Data block —
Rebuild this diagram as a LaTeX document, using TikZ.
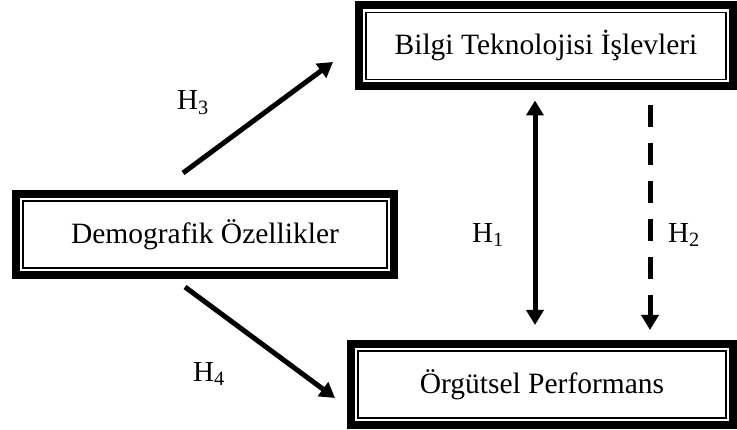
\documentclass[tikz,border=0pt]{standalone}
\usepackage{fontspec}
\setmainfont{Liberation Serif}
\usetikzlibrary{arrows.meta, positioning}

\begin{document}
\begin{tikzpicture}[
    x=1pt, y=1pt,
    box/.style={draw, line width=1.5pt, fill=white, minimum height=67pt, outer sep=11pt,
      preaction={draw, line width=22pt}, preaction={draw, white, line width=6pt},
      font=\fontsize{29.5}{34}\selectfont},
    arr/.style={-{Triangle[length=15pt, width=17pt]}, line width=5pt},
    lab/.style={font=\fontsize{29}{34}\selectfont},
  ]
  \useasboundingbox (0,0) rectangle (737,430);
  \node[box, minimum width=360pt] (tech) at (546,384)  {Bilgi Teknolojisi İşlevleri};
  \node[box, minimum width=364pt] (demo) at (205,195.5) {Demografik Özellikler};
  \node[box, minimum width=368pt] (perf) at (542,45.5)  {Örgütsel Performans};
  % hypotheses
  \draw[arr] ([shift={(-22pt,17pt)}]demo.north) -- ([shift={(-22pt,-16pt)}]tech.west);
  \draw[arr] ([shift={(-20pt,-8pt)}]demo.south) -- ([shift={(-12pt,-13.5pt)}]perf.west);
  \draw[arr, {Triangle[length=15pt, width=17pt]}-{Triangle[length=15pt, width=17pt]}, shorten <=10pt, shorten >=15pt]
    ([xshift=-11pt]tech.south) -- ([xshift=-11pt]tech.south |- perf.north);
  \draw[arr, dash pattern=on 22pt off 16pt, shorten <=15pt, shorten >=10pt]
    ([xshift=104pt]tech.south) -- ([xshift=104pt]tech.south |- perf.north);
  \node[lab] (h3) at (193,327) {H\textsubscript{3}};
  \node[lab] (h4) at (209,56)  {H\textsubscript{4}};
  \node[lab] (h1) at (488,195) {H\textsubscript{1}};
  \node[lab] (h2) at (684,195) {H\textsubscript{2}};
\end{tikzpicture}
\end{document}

Task brief —
Reproduce every line precisely as given, omitting all pictures.

Response for this exercise —
Rebuild this diagram as a LaTeX document, using TikZ.
\documentclass[tikz,border=0pt]{standalone}
\usepackage{fontspec}
\setmainfont{Liberation Serif}
\usetikzlibrary{arrows.meta, positioning}

\begin{document}
\begin{tikzpicture}[
    x=1pt, y=1pt,
    box/.style={draw, line width=1.5pt, fill=white, minimum height=67pt, outer sep=11pt,
      preaction={draw, line width=22pt}, preaction={draw, white, line width=6pt},
      font=\fontsize{29.5}{34}\selectfont},
    arr/.style={-{Triangle[length=15pt, width=17pt]}, line width=5pt},
    lab/.style={font=\fontsize{29}{34}\selectfont},
  ]
  \useasboundingbox (0,0) rectangle (737,430);
  \node[box, minimum width=360pt] (tech) at (546,384)  {Bilgi Teknolojisi İşlevleri};
  \node[box, minimum width=364pt] (demo) at (205,195.5) {Demografik Özellikler};
  \node[box, minimum width=368pt] (perf) at (542,45.5)  {Örgütsel Performans};
  % hypotheses
  \draw[arr] ([shift={(-22pt,17pt)}]demo.north) -- ([shift={(-22pt,-16pt)}]tech.west);
  \draw[arr] ([shift={(-20pt,-8pt)}]demo.south) -- ([shift={(-12pt,-13.5pt)}]perf.west);
  \draw[arr, {Triangle[length=15pt, width=17pt]}-{Triangle[length=15pt, width=17pt]}, shorten <=10pt, shorten >=15pt]
    ([xshift=-11pt]tech.south) -- ([xshift=-11pt]tech.south |- perf.north);
  \draw[arr, dash pattern=on 22pt off 16pt, shorten <=15pt, shorten >=10pt]
    ([xshift=104pt]tech.south) -- ([xshift=104pt]tech.south |- perf.north);
  \node[lab] (h3) at (193,327) {H\textsubscript{3}};
  \node[lab] (h4) at (209,56)  {H\textsubscript{4}};
  \node[lab] (h1) at (488,195) {H\textsubscript{1}};
  \node[lab] (h2) at (684,195) {H\textsubscript{2}};
\end{tikzpicture}
\end{document}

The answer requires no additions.